↓↓↓

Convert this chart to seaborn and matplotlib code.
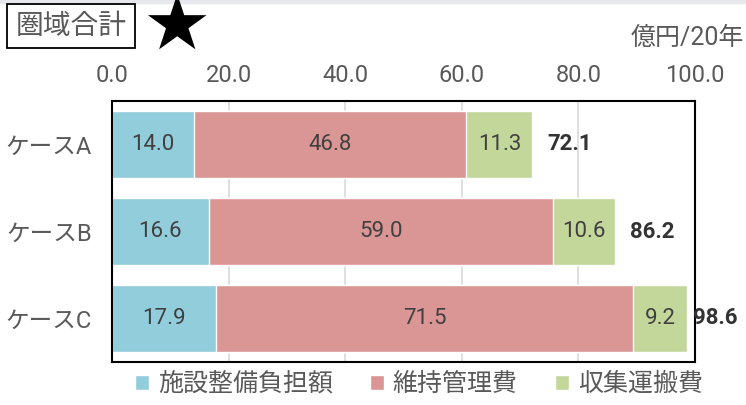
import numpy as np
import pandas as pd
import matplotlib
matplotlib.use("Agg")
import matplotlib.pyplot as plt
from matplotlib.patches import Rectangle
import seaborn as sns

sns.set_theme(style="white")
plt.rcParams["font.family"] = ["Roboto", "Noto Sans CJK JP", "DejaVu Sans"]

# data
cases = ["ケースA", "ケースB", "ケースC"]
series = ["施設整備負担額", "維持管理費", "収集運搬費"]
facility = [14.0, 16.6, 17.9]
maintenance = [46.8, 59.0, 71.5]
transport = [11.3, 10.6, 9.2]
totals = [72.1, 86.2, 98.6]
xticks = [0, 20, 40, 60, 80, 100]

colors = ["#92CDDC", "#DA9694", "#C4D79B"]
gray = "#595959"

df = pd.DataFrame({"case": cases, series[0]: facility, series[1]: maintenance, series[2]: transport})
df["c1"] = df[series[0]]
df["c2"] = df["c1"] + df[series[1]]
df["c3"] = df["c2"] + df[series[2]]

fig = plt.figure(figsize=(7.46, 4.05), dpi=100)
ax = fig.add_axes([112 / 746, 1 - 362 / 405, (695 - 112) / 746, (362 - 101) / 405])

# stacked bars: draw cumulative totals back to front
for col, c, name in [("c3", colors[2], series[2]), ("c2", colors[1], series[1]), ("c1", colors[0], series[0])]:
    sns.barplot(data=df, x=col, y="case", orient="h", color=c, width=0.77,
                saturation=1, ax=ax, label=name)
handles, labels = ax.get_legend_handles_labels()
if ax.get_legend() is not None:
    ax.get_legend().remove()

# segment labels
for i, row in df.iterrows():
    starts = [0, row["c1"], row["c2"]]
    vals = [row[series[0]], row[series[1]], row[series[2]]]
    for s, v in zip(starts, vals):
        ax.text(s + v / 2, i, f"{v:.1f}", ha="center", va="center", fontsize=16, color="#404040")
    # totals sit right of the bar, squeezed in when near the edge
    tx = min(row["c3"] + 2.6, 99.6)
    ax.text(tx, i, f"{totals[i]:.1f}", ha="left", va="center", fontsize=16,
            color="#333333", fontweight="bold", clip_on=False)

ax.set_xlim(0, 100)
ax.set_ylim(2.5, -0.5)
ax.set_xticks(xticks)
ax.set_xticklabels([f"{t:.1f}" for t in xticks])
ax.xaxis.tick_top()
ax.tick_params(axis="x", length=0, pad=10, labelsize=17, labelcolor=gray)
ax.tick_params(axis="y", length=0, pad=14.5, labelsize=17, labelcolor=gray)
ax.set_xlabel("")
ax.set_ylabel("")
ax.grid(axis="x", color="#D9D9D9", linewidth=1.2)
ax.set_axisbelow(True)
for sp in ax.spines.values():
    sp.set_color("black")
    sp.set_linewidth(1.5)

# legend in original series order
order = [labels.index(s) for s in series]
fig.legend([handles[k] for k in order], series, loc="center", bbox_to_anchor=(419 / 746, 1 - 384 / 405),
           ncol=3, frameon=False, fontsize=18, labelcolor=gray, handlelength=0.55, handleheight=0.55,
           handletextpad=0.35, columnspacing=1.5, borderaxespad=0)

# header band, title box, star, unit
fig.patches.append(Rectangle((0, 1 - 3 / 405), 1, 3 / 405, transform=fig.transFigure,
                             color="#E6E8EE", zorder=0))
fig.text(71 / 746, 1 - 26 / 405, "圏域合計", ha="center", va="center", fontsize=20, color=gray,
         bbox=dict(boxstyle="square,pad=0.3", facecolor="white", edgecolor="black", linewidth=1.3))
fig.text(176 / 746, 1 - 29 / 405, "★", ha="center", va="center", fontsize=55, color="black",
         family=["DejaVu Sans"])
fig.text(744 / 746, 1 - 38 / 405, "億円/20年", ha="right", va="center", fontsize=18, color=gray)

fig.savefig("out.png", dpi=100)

↑↑↑

> [Exercise aim] Quote, exactly and only, the lines from the first line of the data above through the line containing "ax.get_legend().remove()". The pictures do not belong in it.

> [Written response]
Convert this chart to seaborn and matplotlib code.
import numpy as np
import pandas as pd
import matplotlib
matplotlib.use("Agg")
import matplotlib.pyplot as plt
from matplotlib.patches import Rectangle
import seaborn as sns

sns.set_theme(style="white")
plt.rcParams["font.family"] = ["Roboto", "Noto Sans CJK JP", "DejaVu Sans"]

# data
cases = ["ケースA", "ケースB", "ケースC"]
series = ["施設整備負担額", "維持管理費", "収集運搬費"]
facility = [14.0, 16.6, 17.9]
maintenance = [46.8, 59.0, 71.5]
transport = [11.3, 10.6, 9.2]
totals = [72.1, 86.2, 98.6]
xticks = [0, 20, 40, 60, 80, 100]

colors = ["#92CDDC", "#DA9694", "#C4D79B"]
gray = "#595959"

df = pd.DataFrame({"case": cases, series[0]: facility, series[1]: maintenance, series[2]: transport})
df["c1"] = df[series[0]]
df["c2"] = df["c1"] + df[series[1]]
df["c3"] = df["c2"] + df[series[2]]

fig = plt.figure(figsize=(7.46, 4.05), dpi=100)
ax = fig.add_axes([112 / 746, 1 - 362 / 405, (695 - 112) / 746, (362 - 101) / 405])

# stacked bars: draw cumulative totals back to front
for col, c, name in [("c3", colors[2], series[2]), ("c2", colors[1], series[1]), ("c1", colors[0], series[0])]:
    sns.barplot(data=df, x=col, y="case", orient="h", color=c, width=0.77,
                saturation=1, ax=ax, label=name)
handles, labels = ax.get_legend_handles_labels()
if ax.get_legend() is not None:
    ax.get_legend().remove()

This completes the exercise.